Tomboy aviatrix breaks three marks

February 11, 1929

LOS ANGELES, Feb. 11, 1929 (UP) - Miss Bobby Trout, 18-year-old "Tomboy," who took up flying to avoid dishwashing, broke three world's aviation records here today.

She established a new women's endurance mark of 17 hours 5 minutes and 37 seconds, and in doing so completed more hours of continuous flight than any woman before her, and drove a 60-horsepower heavier-than-air craft on a longer sustained trip than any man or woman.

The aviatrix landed her Golden Eagle monoplane at Mines field at 10:16:22 a.m. today, having piloted it over a triangular course since 5:10:45 p.m. yesterday.

Twelve hours of the time she was in the air she was flying in darkness. The best previous night-flying time for a woman was eight hours.
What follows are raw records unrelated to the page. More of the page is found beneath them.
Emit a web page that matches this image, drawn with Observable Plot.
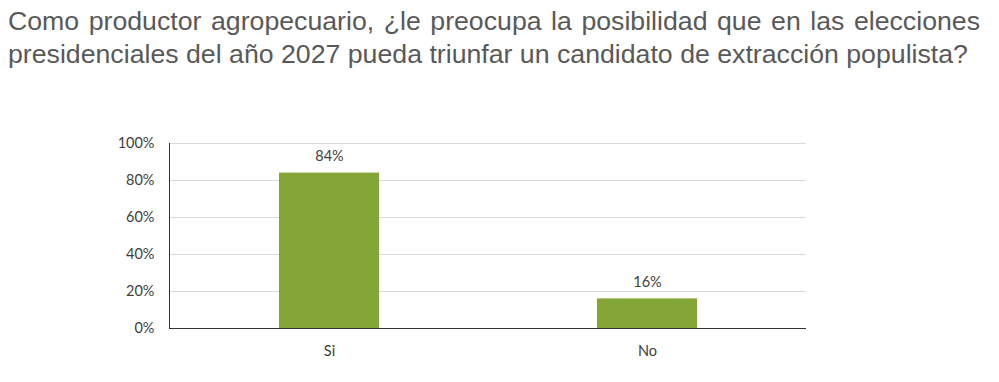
<!DOCTYPE html>
<html>
<head>
<meta charset="utf-8">
<script src="https://cdn.jsdelivr.net/npm/d3@7"></script>
<script src="https://cdn.jsdelivr.net/npm/@observablehq/plot@0.6"></script>
<style>
  html, body { margin: 0; padding: 0; background: #fff; width: 999px; height: 382px; overflow: hidden; }
  #title {
    position: absolute; left: 8px; top: 5px; width: 972px;
    font-family: "Liberation Sans", Arial, sans-serif; font-size: 26.7px; line-height: 32.5px;
    color: #595959; text-align: justify; text-align-last: left;
  }
  #chart { position: absolute; left: 0; top: 80px; }
</style>
</head>
<body>
<div id="title">Como productor agropecuario, ¿le preocupa la posibilidad que en las elecciones presidenciales del año 2027 pueda triunfar un candidato de extracción populista?</div>
<div id="chart"></div>
<script>
const categories = ["Si", "No"];
const values = [0.84, 0.16];
const yTicks = [0, 0.2, 0.4, 0.6, 0.8, 1];

const data = categories.map((c, i) => ({cat: c, value: values[i]}));
const pct = d => Math.round(d * 100) + "%";

const chart = Plot.plot({
  width: 999,
  height: 302,
  marginTop: 63,
  marginBottom: 54,
  marginLeft: 169,
  marginRight: 193,
  style: {fontFamily: "Lato, 'Open Sans', sans-serif", fontSize: "14.5px", color: "#404040", background: "white"},
  x: {domain: categories, paddingInner: 0.686, paddingOuter: 0.343, label: null},
  y: {domain: [0, 1], label: null},
  marks: [
    Plot.gridY(yTicks, {stroke: "#d9d9d9", strokeOpacity: 1}),
    Plot.barY(data, {x: "cat", y: "value", fill: "#84A637"}),
    Plot.text(data, {x: "cat", y: "value", text: d => pct(d.value), dy: -17, fill: "#404040"}),
    Plot.axisY(yTicks, {tickSize: 0, tickPadding: 15, tickFormat: pct, label: null, fill: "#404040"}),
    Plot.axisX({tickSize: 0, tickPadding: 17, label: null, fill: "#404040"}),
    Plot.frame({anchor: "left", stroke: "#333"}),
    Plot.ruleY([0], {stroke: "#333"})
  ]
});
document.getElementById("chart").appendChild(chart);
</script>
</body>
</html>
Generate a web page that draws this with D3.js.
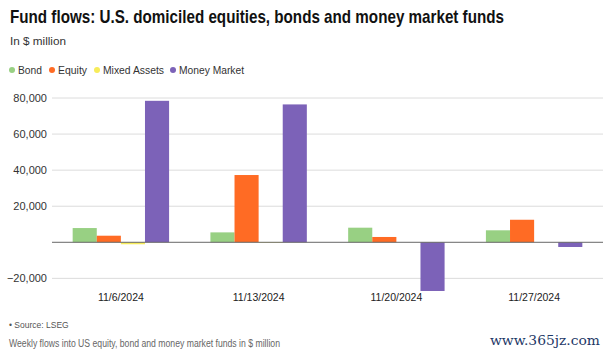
<!DOCTYPE html>
<html><head><meta charset="utf-8">
<script src="https://cdn.jsdelivr.net/npm/d3@7"></script>
<style>body{margin:0;background:#fff;}svg{display:block;font-family:"Liberation Sans",Arial,sans-serif;}</style>
</head><body>
<svg id="c" width="611" height="356"></svg>
<script>
const categories = ["11/6/2024","11/13/2024","11/20/2024","11/27/2024"];
const seriesNames = ["Bond","Equity","Mixed Assets","Money Market"];
const bond = [7900, 5500, 8100, 6650];
const equity = [3650, 37300, 2950, 12500];
const mixedAssets = [-1100, -300, 0, 0];
const moneyMarket = [78450, 76450, -27000, -2600];
const yTicks = [-20000, 0, 20000, 40000, 60000, 80000];
const colors = ["#98d083","#ff6b24","#f7ec5a","#7c62b8"];
const seriesValues = [bond, equity, mixedAssets, moneyMarket];

const svg = d3.select("#c");
const left = 52, right = 603;
const x = d3.scaleBand().domain(categories).range([left, right]).paddingInner(0.3).paddingOuter(0.15);
const xs = d3.scaleBand().domain(seriesNames).range([0, x.bandwidth()]);
const y = d3.scaleLinear().domain([-30000, 85000]).range([296.4, 89]);

// title
svg.append("text").attr("x",10).attr("y",23).attr("font-size",18.5).attr("font-weight","bold")
  .attr("fill","#111").attr("textLength",494).attr("lengthAdjust","spacingAndGlyphs")
  .text("Fund flows: U.S. domiciled equities, bonds and money market funds");
svg.append("text").attr("x",10).attr("y",45).attr("font-size",11.5).attr("fill","#333")
  .attr("textLength",56).attr("lengthAdjust","spacingAndGlyphs").text("In $ million");

// legend
const legX = [12, 52, 97, 173];
const legW = [24, 29, 61, 65];
seriesNames.forEach((n,i)=>{
  svg.append("circle").attr("cx",legX[i]).attr("cy",70).attr("r",3).attr("fill",colors[i]);
  svg.append("text").attr("x",legX[i]+6).attr("y",74).attr("font-size",11).attr("fill","#333")
    .attr("textLength",legW[i]).attr("lengthAdjust","spacingAndGlyphs").text(n);
});

// grid
const g = svg.append("g");
g.selectAll("line.grid").data(yTicks.filter(d=>d!==0)).join("line")
  .attr("x1",left).attr("x2",right).attr("y1",d=>y(d)).attr("y2",d=>y(d))
  .attr("stroke","#dcdcdc").attr("stroke-width",1);
const fmt = d3.format(",");
g.selectAll("text.yl").data(yTicks.filter(d=>d!==0)).join("text")
  .attr("x",47).attr("y",d=>y(d)+4).attr("text-anchor","end").attr("font-size",11).attr("fill","#333")
  .text(d=> d<0 ? "\u2212"+fmt(-d) : fmt(d));

// bars
categories.forEach((c,ci)=>{
  seriesValues.forEach((vals,si)=>{
    const v = vals[ci];
    g.append("rect").attr("x", x(c)+xs(seriesNames[si])).attr("width", xs.bandwidth())
      .attr("y", y(Math.max(0,v))).attr("height", Math.abs(y(v)-y(0)))
      .attr("fill", colors[si]);
  });
});
// zero line
g.append("line").attr("x1",left).attr("x2",right).attr("y1",y(0)).attr("y2",y(0)).attr("stroke","#666").attr("stroke-width",1);

// x labels
g.selectAll("text.xl").data(categories).join("text")
  .attr("x",d=>x(d)+x.bandwidth()/2).attr("y",301).attr("text-anchor","middle").attr("font-size",10.5).attr("fill","#222")
  .text(d=>d);

// footer
svg.append("text").attr("x",9).attr("y",328).attr("font-size",8.5).attr("fill","#555").text("\u2022 Source: LSEG");
svg.append("text").attr("x",9).attr("y",347).attr("font-size",10).attr("fill","#666")
  .attr("textLength",271).attr("lengthAdjust","spacingAndGlyphs")
  .text("Weekly flows into US equity, bond and money market funds in $ million");
svg.append("text").attr("x",490).attr("y",345).attr("font-size",13.5)
  .attr("font-family","'DejaVu Serif',serif").attr("fill","#1d3766")
  .attr("textLength",110).attr("lengthAdjust","spacingAndGlyphs").text("www.365jz.com");
</script>
</body></html>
The distance Miss Trout traveled could not be announced officially for some time, but it was regarded as certain that she broke the previous 932-mile mark for a 60-horsepower plane.

Miss Trout appeared in good condition, despite the long grind of the flight.

"I was pretty tired last night," she said. "I guess it was a good thing it was cold as the devil at 5,000 feet, or I'd probably gone to sleep."

She made an expert, although almost a dead stick landing, when she touched Mines field. The 80 gallons of gasoline she carried had been almost entirely consumed.